- **Work to complete**
Copy the data exactly; pictures stay out of the copy.

begin Recorded data

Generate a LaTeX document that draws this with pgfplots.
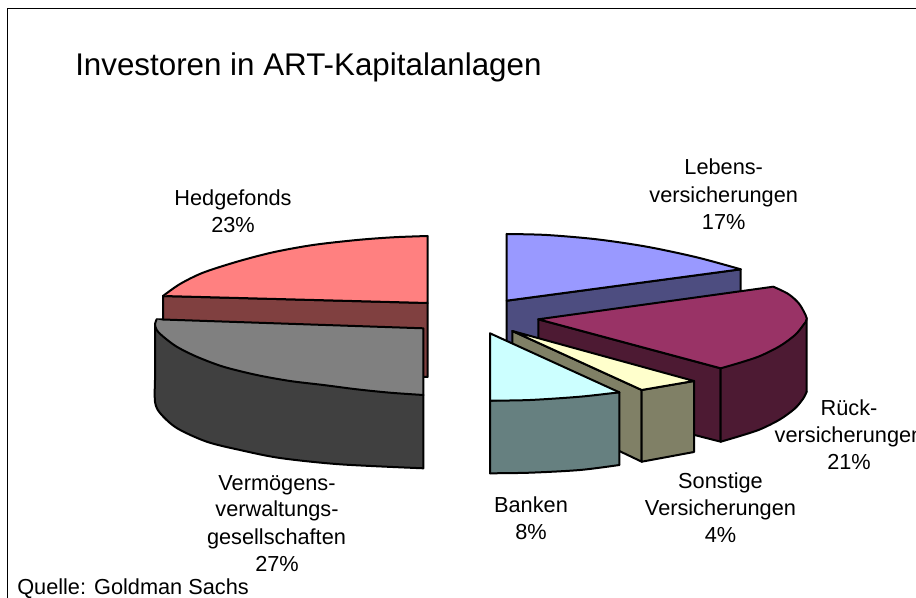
\documentclass[border=0pt]{standalone}
\usepackage{pgfplots}
\pgfplotsset{compat=1.18}
\usepackage{fontspec}
\setmainfont{Liberation Sans}
\definecolor{pinkT}{HTML}{FF8080}\definecolor{pinkS}{HTML}{804040}
\definecolor{greyT}{HTML}{808080}\definecolor{greyS}{HTML}{404040}
\definecolor{blueT}{HTML}{9999FF}\definecolor{blueS}{HTML}{4D4D80}
\definecolor{marT}{HTML}{993366}\definecolor{marS}{HTML}{4D1A33}
\definecolor{yelT}{HTML}{FFFFCC}\definecolor{yelS}{HTML}{808066}
\definecolor{cyaT}{HTML}{CCFFFF}\definecolor{cyaS}{HTML}{668080}
\tikzset{lab/.style={anchor=base,font=\fontsize{16.3}{20}\selectfont,inner sep=0pt}}
\pgfplotsset{slice/.style={draw=black,line width=1.5pt,line join=round,line cap=round,fill=#1},
  arc/.style={slice=#1,smooth,tension=0.5}}
% #1 colour, #2 curved edge A..B, #3 straight edges B..A
\newcommand\curved[3]{%
  \addplot[fill=#1,draw=none,forget plot] coordinates {#2 #3};
  \addplot[slice=#1,forget plot] coordinates {#3};
  \addplot[arc=#1,forget plot] coordinates {#2};
}
\begin{document}
\begin{tikzpicture}
\path[use as bounding box,clip] (0,0) rectangle (687pt,448.5pt);
\begin{axis}[at={(0,0)},anchor=south west,scale only axis,width=687pt,height=448.5pt,
  xmin=0,xmax=916,ymin=0,ymax=598,y dir=reverse,axis lines=none,clip=false]
\addplot[black,line width=0.75pt] coordinates {(7.5,598)(7.5,8.5)(916,8.5)};
% Hedgefonds
\addplot[slice=pinkS] coordinates {(163,296)(427.5,303)(427.5,377)(163,370)} -- cycle;
\curved{pinkT}{(427.5,236)(393,237.3)(357,240)(313,245)(273,252.3)(237,261.7)(203,272.7)(180,284)(163,296)}{(163,296)(427.5,303)(427.5,236)}
% Vermoegensverwaltung
\curved{greyS}{(155,380)(155,401.7)(160,413)(176.7,428)(206.7,441.7)(240,450)(280,458)(340,464.3)(423.3,468.3)}{(423.3,468.3)(423.3,395)(155,326)(155,380)}
\curved{greyT}{(423.3,395)(390,392.7)(356.7,389.3)(323.3,385)(290,381)(256.7,375)(223.3,366.7)(196.7,356.7)(176.7,346.7)(163.3,336.7)(156.7,330)(155,324)(156.7,319.3)}{(156.7,319.3)(423.3,328.3)(423.3,395)}
% Lebensversicherungen
\addplot[slice=blueS] coordinates {(506.7,300.7)(740.7,269.3)(740.7,300)(506.7,350)} -- cycle;
\curved{blueT}{(506.7,234)(546.7,235)(596.7,239.3)(646.7,246.7)(696.7,257.3)(740.7,269.3)}{(740.7,269.3)(506.7,300.7)(506.7,234)}
% Rueckversicherungen
\addplot[slice=marS] coordinates {(538.3,319.3)(720.7,368.3)(720.7,441.7)(538.3,395)} -- cycle;
\curved{marS}{(806.7,391.7)(803.3,398.4)(795,408.4)(780,419.4)(760,429.4)(740,436)(720.7,441.7)}{(720.7,441.7)(720.7,368.3)(806.7,318.3)(806.7,391.7)}
\curved{marT}{(773.3,286.7)(788.3,294)(799.3,304)(806.7,318.3)(803.3,325)(795,335)(780,346)(760,356)(740,362.7)(720.7,368.3)}{(720.7,368.3)(538.3,319.3)(773.3,286.7)}
% Sonstige
\addplot[slice=yelS] coordinates {(512.3,331)(641.7,390)(641.7,461.7)(512.3,400)} -- cycle;
\addplot[slice=yelS] coordinates {(641.7,390)(694,381)(694,452)(641.7,461.7)} -- cycle;
\addplot[slice=yelT] coordinates {(512.3,331)(694,381)(641.7,390)} -- cycle;
% Banken
\curved{cyaS}{(619.3,465)(580,470)(530,472.7)(490,473.3)}{(490,473.3)(490,400.7)(619.3,392.3)(619.3,465)}
\curved{cyaT}{(619.3,392.3)(580,396.7)(530,400)(490,400.7)}{(490,400.7)(490,333.3)(619.3,392.3)}
% Text
\node[anchor=base west,inner sep=0pt,font=\fontsize{23.5}{28}\selectfont] at (axis cs:75,76) {Investoren in ART-Kapitalanlagen};
\node[anchor=base west,inner sep=0pt,font=\fontsize{16.3}{20}\selectfont] at (axis cs:17,594) {Quelle: Goldman Sachs};
\node[lab] at (axis cs:233,206) {Hedgefonds};
\node[lab] at (axis cs:233,233) {23\%};
\node[lab] at (axis cs:723.7,175) {Lebens-};
\node[lab] at (axis cs:723.7,203) {versicherungen};
\node[lab] at (axis cs:723.7,230) {17\%};
\node[lab] at (axis cs:849,415) {Rück-};
\node[lab] at (axis cs:849,442) {versicherungen};
\node[lab] at (axis cs:849,469) {21\%};
\node[lab] at (axis cs:720.5,488) {Sonstige};
\node[lab] at (axis cs:720.5,515) {Versicherungen};
\node[lab] at (axis cs:720.5,542) {4\%};
\node[lab] at (axis cs:531,512) {Banken};
\node[lab] at (axis cs:531,539) {8\%};
\node[lab] at (axis cs:277,490) {Vermögens-};
\node[lab] at (axis cs:277,516) {verwaltungs-};
\node[lab] at (axis cs:276.5,544) {gesellschaften};
\node[lab] at (axis cs:277,571) {27\%};
\end{axis}
\end{tikzpicture}
\end{document}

end Recorded data

- **Finished answer**
Generate a LaTeX document that draws this with pgfplots.
\documentclass[border=0pt]{standalone}
\usepackage{pgfplots}
\pgfplotsset{compat=1.18}
\usepackage{fontspec}
\setmainfont{Liberation Sans}
\definecolor{pinkT}{HTML}{FF8080}\definecolor{pinkS}{HTML}{804040}
\definecolor{greyT}{HTML}{808080}\definecolor{greyS}{HTML}{404040}
\definecolor{blueT}{HTML}{9999FF}\definecolor{blueS}{HTML}{4D4D80}
\definecolor{marT}{HTML}{993366}\definecolor{marS}{HTML}{4D1A33}
\definecolor{yelT}{HTML}{FFFFCC}\definecolor{yelS}{HTML}{808066}
\definecolor{cyaT}{HTML}{CCFFFF}\definecolor{cyaS}{HTML}{668080}
\tikzset{lab/.style={anchor=base,font=\fontsize{16.3}{20}\selectfont,inner sep=0pt}}
\pgfplotsset{slice/.style={draw=black,line width=1.5pt,line join=round,line cap=round,fill=#1},
  arc/.style={slice=#1,smooth,tension=0.5}}
% #1 colour, #2 curved edge A..B, #3 straight edges B..A
\newcommand\curved[3]{%
  \addplot[fill=#1,draw=none,forget plot] coordinates {#2 #3};
  \addplot[slice=#1,forget plot] coordinates {#3};
  \addplot[arc=#1,forget plot] coordinates {#2};
}
\begin{document}
\begin{tikzpicture}
\path[use as bounding box,clip] (0,0) rectangle (687pt,448.5pt);
\begin{axis}[at={(0,0)},anchor=south west,scale only axis,width=687pt,height=448.5pt,
  xmin=0,xmax=916,ymin=0,ymax=598,y dir=reverse,axis lines=none,clip=false]
\addplot[black,line width=0.75pt] coordinates {(7.5,598)(7.5,8.5)(916,8.5)};
% Hedgefonds
\addplot[slice=pinkS] coordinates {(163,296)(427.5,303)(427.5,377)(163,370)} -- cycle;
\curved{pinkT}{(427.5,236)(393,237.3)(357,240)(313,245)(273,252.3)(237,261.7)(203,272.7)(180,284)(163,296)}{(163,296)(427.5,303)(427.5,236)}
% Vermoegensverwaltung
\curved{greyS}{(155,380)(155,401.7)(160,413)(176.7,428)(206.7,441.7)(240,450)(280,458)(340,464.3)(423.3,468.3)}{(423.3,468.3)(423.3,395)(155,326)(155,380)}
\curved{greyT}{(423.3,395)(390,392.7)(356.7,389.3)(323.3,385)(290,381)(256.7,375)(223.3,366.7)(196.7,356.7)(176.7,346.7)(163.3,336.7)(156.7,330)(155,324)(156.7,319.3)}{(156.7,319.3)(423.3,328.3)(423.3,395)}
% Lebensversicherungen
\addplot[slice=blueS] coordinates {(506.7,300.7)(740.7,269.3)(740.7,300)(506.7,350)} -- cycle;
\curved{blueT}{(506.7,234)(546.7,235)(596.7,239.3)(646.7,246.7)(696.7,257.3)(740.7,269.3)}{(740.7,269.3)(506.7,300.7)(506.7,234)}
% Rueckversicherungen
\addplot[slice=marS] coordinates {(538.3,319.3)(720.7,368.3)(720.7,441.7)(538.3,395)} -- cycle;
\curved{marS}{(806.7,391.7)(803.3,398.4)(795,408.4)(780,419.4)(760,429.4)(740,436)(720.7,441.7)}{(720.7,441.7)(720.7,368.3)(806.7,318.3)(806.7,391.7)}
\curved{marT}{(773.3,286.7)(788.3,294)(799.3,304)(806.7,318.3)(803.3,325)(795,335)(780,346)(760,356)(740,362.7)(720.7,368.3)}{(720.7,368.3)(538.3,319.3)(773.3,286.7)}
% Sonstige
\addplot[slice=yelS] coordinates {(512.3,331)(641.7,390)(641.7,461.7)(512.3,400)} -- cycle;
\addplot[slice=yelS] coordinates {(641.7,390)(694,381)(694,452)(641.7,461.7)} -- cycle;
\addplot[slice=yelT] coordinates {(512.3,331)(694,381)(641.7,390)} -- cycle;
% Banken
\curved{cyaS}{(619.3,465)(580,470)(530,472.7)(490,473.3)}{(490,473.3)(490,400.7)(619.3,392.3)(619.3,465)}
\curved{cyaT}{(619.3,392.3)(580,396.7)(530,400)(490,400.7)}{(490,400.7)(490,333.3)(619.3,392.3)}
% Text
\node[anchor=base west,inner sep=0pt,font=\fontsize{23.5}{28}\selectfont] at (axis cs:75,76) {Investoren in ART-Kapitalanlagen};
\node[anchor=base west,inner sep=0pt,font=\fontsize{16.3}{20}\selectfont] at (axis cs:17,594) {Quelle: Goldman Sachs};
\node[lab] at (axis cs:233,206) {Hedgefonds};
\node[lab] at (axis cs:233,233) {23\%};
\node[lab] at (axis cs:723.7,175) {Lebens-};
\node[lab] at (axis cs:723.7,203) {versicherungen};
\node[lab] at (axis cs:723.7,230) {17\%};
\node[lab] at (axis cs:849,415) {Rück-};
\node[lab] at (axis cs:849,442) {versicherungen};
\node[lab] at (axis cs:849,469) {21\%};
\node[lab] at (axis cs:720.5,488) {Sonstige};
\node[lab] at (axis cs:720.5,515) {Versicherungen};
\node[lab] at (axis cs:720.5,542) {4\%};
\node[lab] at (axis cs:531,512) {Banken};
\node[lab] at (axis cs:531,539) {8\%};
\node[lab] at (axis cs:277,490) {Vermögens-};
\node[lab] at (axis cs:277,516) {verwaltungs-};
\node[lab] at (axis cs:276.5,544) {gesellschaften};
\node[lab] at (axis cs:277,571) {27\%};
\end{axis}
\end{tikzpicture}
\end{document}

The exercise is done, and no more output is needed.